Exercise task
Output the material exactly, but drop every image it holds.

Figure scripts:
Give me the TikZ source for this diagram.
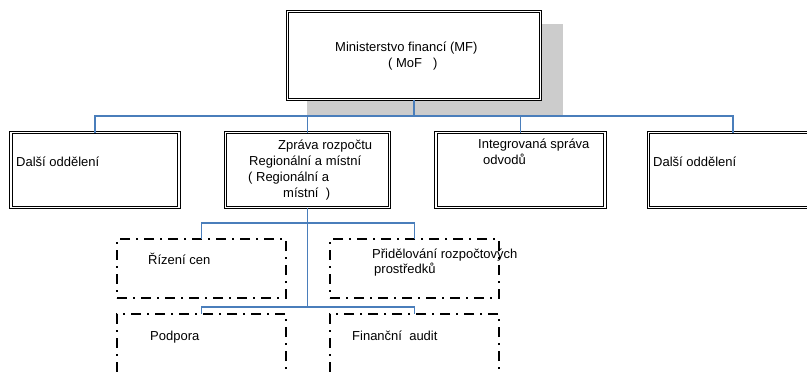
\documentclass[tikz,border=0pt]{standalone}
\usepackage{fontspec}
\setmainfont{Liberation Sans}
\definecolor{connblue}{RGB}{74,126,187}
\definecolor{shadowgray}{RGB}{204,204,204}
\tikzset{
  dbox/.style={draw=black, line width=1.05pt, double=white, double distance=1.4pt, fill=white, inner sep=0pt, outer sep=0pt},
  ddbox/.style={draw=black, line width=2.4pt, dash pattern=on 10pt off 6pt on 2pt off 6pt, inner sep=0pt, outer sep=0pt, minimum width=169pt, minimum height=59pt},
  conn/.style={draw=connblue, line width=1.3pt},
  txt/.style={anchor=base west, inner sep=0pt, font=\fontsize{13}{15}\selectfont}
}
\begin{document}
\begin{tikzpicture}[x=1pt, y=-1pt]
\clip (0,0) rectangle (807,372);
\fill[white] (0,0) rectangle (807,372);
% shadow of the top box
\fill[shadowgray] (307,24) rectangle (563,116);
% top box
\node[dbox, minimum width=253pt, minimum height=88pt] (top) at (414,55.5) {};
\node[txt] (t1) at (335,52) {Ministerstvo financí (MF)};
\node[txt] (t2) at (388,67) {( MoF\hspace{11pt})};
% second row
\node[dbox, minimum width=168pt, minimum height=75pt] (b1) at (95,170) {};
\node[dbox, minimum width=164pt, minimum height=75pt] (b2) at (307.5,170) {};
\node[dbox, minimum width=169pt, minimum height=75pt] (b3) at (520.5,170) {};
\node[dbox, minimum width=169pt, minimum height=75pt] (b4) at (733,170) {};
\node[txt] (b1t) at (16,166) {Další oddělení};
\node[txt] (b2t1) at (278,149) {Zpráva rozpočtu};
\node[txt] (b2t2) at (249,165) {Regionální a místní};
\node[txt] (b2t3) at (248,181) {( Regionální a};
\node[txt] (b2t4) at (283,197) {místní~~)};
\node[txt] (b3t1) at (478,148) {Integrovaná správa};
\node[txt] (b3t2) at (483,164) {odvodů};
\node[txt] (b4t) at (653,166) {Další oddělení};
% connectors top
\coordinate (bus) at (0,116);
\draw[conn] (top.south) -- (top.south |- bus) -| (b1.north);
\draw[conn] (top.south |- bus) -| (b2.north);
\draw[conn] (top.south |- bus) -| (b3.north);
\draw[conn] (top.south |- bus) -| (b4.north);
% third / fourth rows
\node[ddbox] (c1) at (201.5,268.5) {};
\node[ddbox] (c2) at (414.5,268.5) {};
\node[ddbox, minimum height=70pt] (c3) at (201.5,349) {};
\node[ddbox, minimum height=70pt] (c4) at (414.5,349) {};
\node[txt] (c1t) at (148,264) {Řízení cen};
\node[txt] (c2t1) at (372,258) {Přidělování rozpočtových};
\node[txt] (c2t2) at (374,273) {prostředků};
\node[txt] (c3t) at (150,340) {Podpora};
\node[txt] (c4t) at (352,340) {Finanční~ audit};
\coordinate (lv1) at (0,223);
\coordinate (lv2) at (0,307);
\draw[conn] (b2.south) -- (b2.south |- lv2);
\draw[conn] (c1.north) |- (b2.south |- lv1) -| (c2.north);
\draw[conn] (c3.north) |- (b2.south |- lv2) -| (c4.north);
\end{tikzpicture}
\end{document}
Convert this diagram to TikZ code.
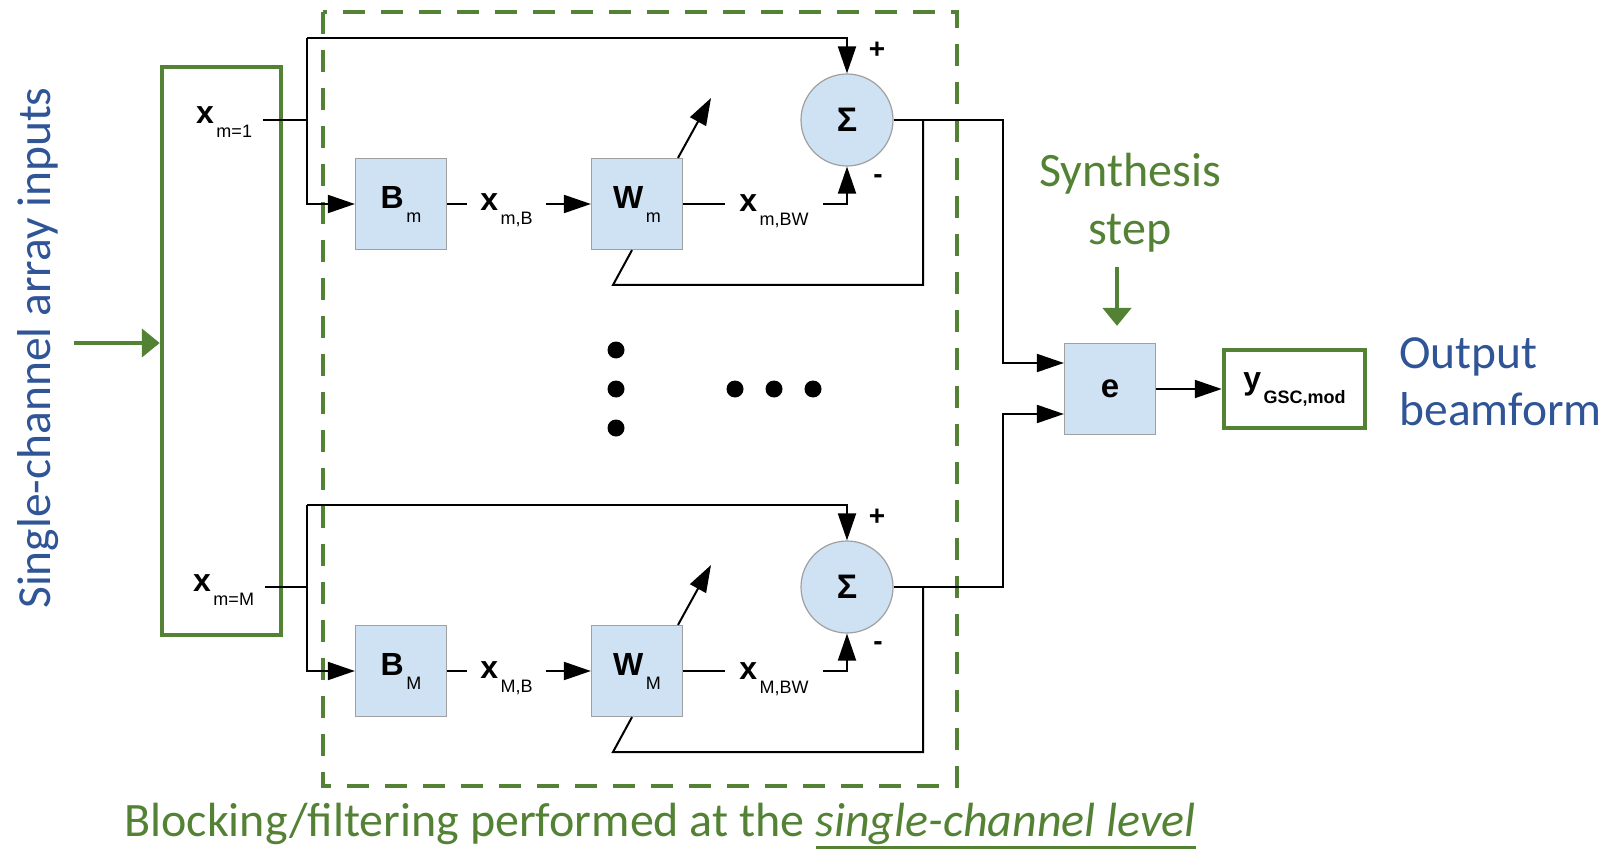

Output of the task
Give me the TikZ source for this diagram.
\documentclass[tikz,border=0pt]{standalone}
\usepackage{fontspec}
\setmainfont{Liberation Sans}
\definecolor{connblue}{RGB}{74,126,187}
\definecolor{shadowgray}{RGB}{204,204,204}
\tikzset{
  dbox/.style={draw=black, line width=1.05pt, double=white, double distance=1.4pt, fill=white, inner sep=0pt, outer sep=0pt},
  ddbox/.style={draw=black, line width=2.4pt, dash pattern=on 10pt off 6pt on 2pt off 6pt, inner sep=0pt, outer sep=0pt, minimum width=169pt, minimum height=59pt},
  conn/.style={draw=connblue, line width=1.3pt},
  txt/.style={anchor=base west, inner sep=0pt, font=\fontsize{13}{15}\selectfont}
}
\begin{document}
\begin{tikzpicture}[x=1pt, y=-1pt]
\clip (0,0) rectangle (807,372);
\fill[white] (0,0) rectangle (807,372);
% shadow of the top box
\fill[shadowgray] (307,24) rectangle (563,116);
% top box
\node[dbox, minimum width=253pt, minimum height=88pt] (top) at (414,55.5) {};
\node[txt] (t1) at (335,52) {Ministerstvo financí (MF)};
\node[txt] (t2) at (388,67) {( MoF\hspace{11pt})};
% second row
\node[dbox, minimum width=168pt, minimum height=75pt] (b1) at (95,170) {};
\node[dbox, minimum width=164pt, minimum height=75pt] (b2) at (307.5,170) {};
\node[dbox, minimum width=169pt, minimum height=75pt] (b3) at (520.5,170) {};
\node[dbox, minimum width=169pt, minimum height=75pt] (b4) at (733,170) {};
\node[txt] (b1t) at (16,166) {Další oddělení};
\node[txt] (b2t1) at (278,149) {Zpráva rozpočtu};
\node[txt] (b2t2) at (249,165) {Regionální a místní};
\node[txt] (b2t3) at (248,181) {( Regionální a};
\node[txt] (b2t4) at (283,197) {místní~~)};
\node[txt] (b3t1) at (478,148) {Integrovaná správa};
\node[txt] (b3t2) at (483,164) {odvodů};
\node[txt] (b4t) at (653,166) {Další oddělení};
% connectors top
\coordinate (bus) at (0,116);
\draw[conn] (top.south) -- (top.south |- bus) -| (b1.north);
\draw[conn] (top.south |- bus) -| (b2.north);
\draw[conn] (top.south |- bus) -| (b3.north);
\draw[conn] (top.south |- bus) -| (b4.north);
% third / fourth rows
\node[ddbox] (c1) at (201.5,268.5) {};
\node[ddbox] (c2) at (414.5,268.5) {};
\node[ddbox, minimum height=70pt] (c3) at (201.5,349) {};
\node[ddbox, minimum height=70pt] (c4) at (414.5,349) {};
\node[txt] (c1t) at (148,264) {Řízení cen};
\node[txt] (c2t1) at (372,258) {Přidělování rozpočtových};
\node[txt] (c2t2) at (374,273) {prostředků};
\node[txt] (c3t) at (150,340) {Podpora};
\node[txt] (c4t) at (352,340) {Finanční~ audit};
\coordinate (lv1) at (0,223);
\coordinate (lv2) at (0,307);
\draw[conn] (b2.south) -- (b2.south |- lv2);
\draw[conn] (c1.north) |- (b2.south |- lv1) -| (c2.north);
\draw[conn] (c3.north) |- (b2.south |- lv2) -| (c4.north);
\end{tikzpicture}
\end{document}
Convert this diagram to TikZ code.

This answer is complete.